- [Problem statement]:
Skip all pictures. Write out the data below from its first line through the line that contains "const L = 93, R = 623, T = 10, B = 404;".

- [Data provided]:
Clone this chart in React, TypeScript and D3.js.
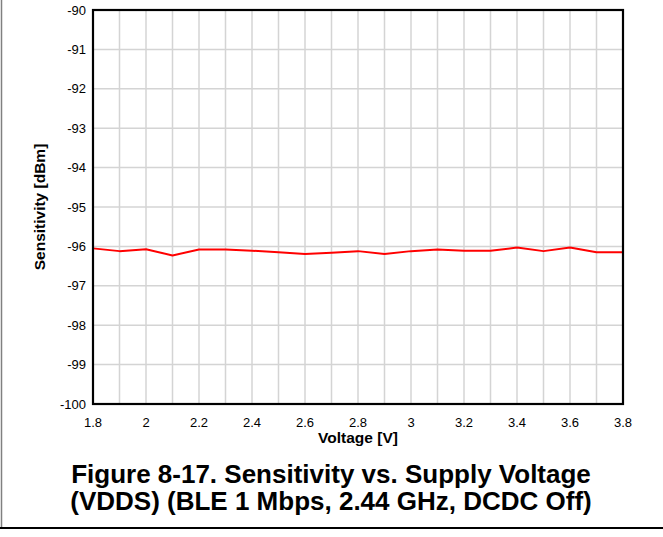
import React from "react";
import * as d3 from "d3";

const voltages = [1.8, 1.9, 2.0, 2.1, 2.2, 2.3, 2.4, 2.5, 2.6, 2.7, 2.8, 2.9, 3.0, 3.1, 3.2, 3.3, 3.4, 3.5, 3.6, 3.7, 3.8];
const sensitivity = [-96.05, -96.12, -96.07, -96.23, -96.08, -96.08, -96.11, -96.15, -96.19, -96.16, -96.12, -96.19, -96.12, -96.08, -96.11, -96.11, -96.03, -96.12, -96.03, -96.15, -96.15];
const xTicks = [1.8, 2, 2.2, 2.4, 2.6, 2.8, 3, 3.2, 3.4, 3.6, 3.8];
const yTicks = [-90, -91, -92, -93, -94, -95, -96, -97, -98, -99, -100];
const xLabel = "Voltage [V]";
const yLabel = "Sensitivity [dBm]";
const titleLines = ["Figure 8-17. Sensitivity vs. Supply Voltage", "(VDDS) (BLE 1 Mbps, 2.44 GHz, DCDC Off)"];

const W = 663;
const H = 537;
const L = 93, R = 623, T = 10, B = 404;

export default function App() {
  const x = d3.scaleLinear().domain([1.8, 3.8]).range([L, R]);
  const y = d3.scaleLinear().domain([-100, -90]).range([B, T]);
  const xGrid = d3.range(19).map((i) => 1.9 + i * 0.1);
  const line = d3
    .line<number>()
    .x((_, i) => x(voltages[i]))
    .y((d) => y(d));
  const font = "'Liberation Sans', Arial, sans-serif";
  return (
    <svg
      width={W}
      height={H}
      style={{ position: "absolute", left: 0, top: 0, background: "#fff" }}
      fontFamily={font}
    >
      <rect x={0} y={0} width={W} height={H} fill="#fff" />
      {xGrid.map((v) => (
        <line key={"gx" + v} x1={x(v)} x2={x(v)} y1={T} y2={B} stroke="#d4d4d4" strokeWidth={1.5} />
      ))}
      {yTicks.slice(1, -1).map((v) => (
        <line key={"gy" + v} x1={L} x2={R} y1={y(v)} y2={y(v)} stroke="#d4d4d4" strokeWidth={1.5} />
      ))}
      <path d={line(sensitivity) || ""} fill="none" stroke="#ff0000" strokeWidth={2} strokeLinejoin="round" />
      <rect x={L} y={T} width={R - L} height={B - T} fill="none" stroke="#000" strokeWidth={2.2} />
      {yTicks.map((v) => (
        <text key={"ty" + v} x={L - 7} y={y(v) + 4.5} textAnchor="end" fontSize={13} fill="#000">
          {v}
        </text>
      ))}
      {xTicks.map((v) => (
        <text key={"tx" + v} x={x(v)} y={426.5} textAnchor="middle" fontSize={13} fill="#000">
          {v}
        </text>
      ))}
      <text x={(L + R) / 2} y={443} textAnchor="middle" fontSize={15.5} fontWeight="bold" fill="#000">
        {xLabel}
      </text>
      <text
        transform={`translate(45,${(T + B) / 2}) rotate(-90)`}
        textAnchor="middle"
        fontSize={15.5}
        fontWeight="bold"
        fill="#000"
      >
        {yLabel}
      </text>
      {titleLines.map((t, i) => (
        <text key={"title" + i} x={331} y={482.5 + i * 27.5} textAnchor="middle" fontSize={26} fontWeight="bold" fill="#000">
          {t}
        </text>
      ))}
      <line x1={1.5} x2={1.5} y1={0} y2={528} stroke="#808080" strokeWidth={1.5} />
      <line x1={0} x2={W} y1={528} y2={528} stroke="#000" strokeWidth={2} />
    </svg>
  );
}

- [Right answer]:
Clone this chart in React, TypeScript and D3.js.
import React from "react";
import * as d3 from "d3";

const voltages = [1.8, 1.9, 2.0, 2.1, 2.2, 2.3, 2.4, 2.5, 2.6, 2.7, 2.8, 2.9, 3.0, 3.1, 3.2, 3.3, 3.4, 3.5, 3.6, 3.7, 3.8];
const sensitivity = [-96.05, -96.12, -96.07, -96.23, -96.08, -96.08, -96.11, -96.15, -96.19, -96.16, -96.12, -96.19, -96.12, -96.08, -96.11, -96.11, -96.03, -96.12, -96.03, -96.15, -96.15];
const xTicks = [1.8, 2, 2.2, 2.4, 2.6, 2.8, 3, 3.2, 3.4, 3.6, 3.8];
const yTicks = [-90, -91, -92, -93, -94, -95, -96, -97, -98, -99, -100];
const xLabel = "Voltage [V]";
const yLabel = "Sensitivity [dBm]";
const titleLines = ["Figure 8-17. Sensitivity vs. Supply Voltage", "(VDDS) (BLE 1 Mbps, 2.44 GHz, DCDC Off)"];

const W = 663;
const H = 537;
const L = 93, R = 623, T = 10, B = 404;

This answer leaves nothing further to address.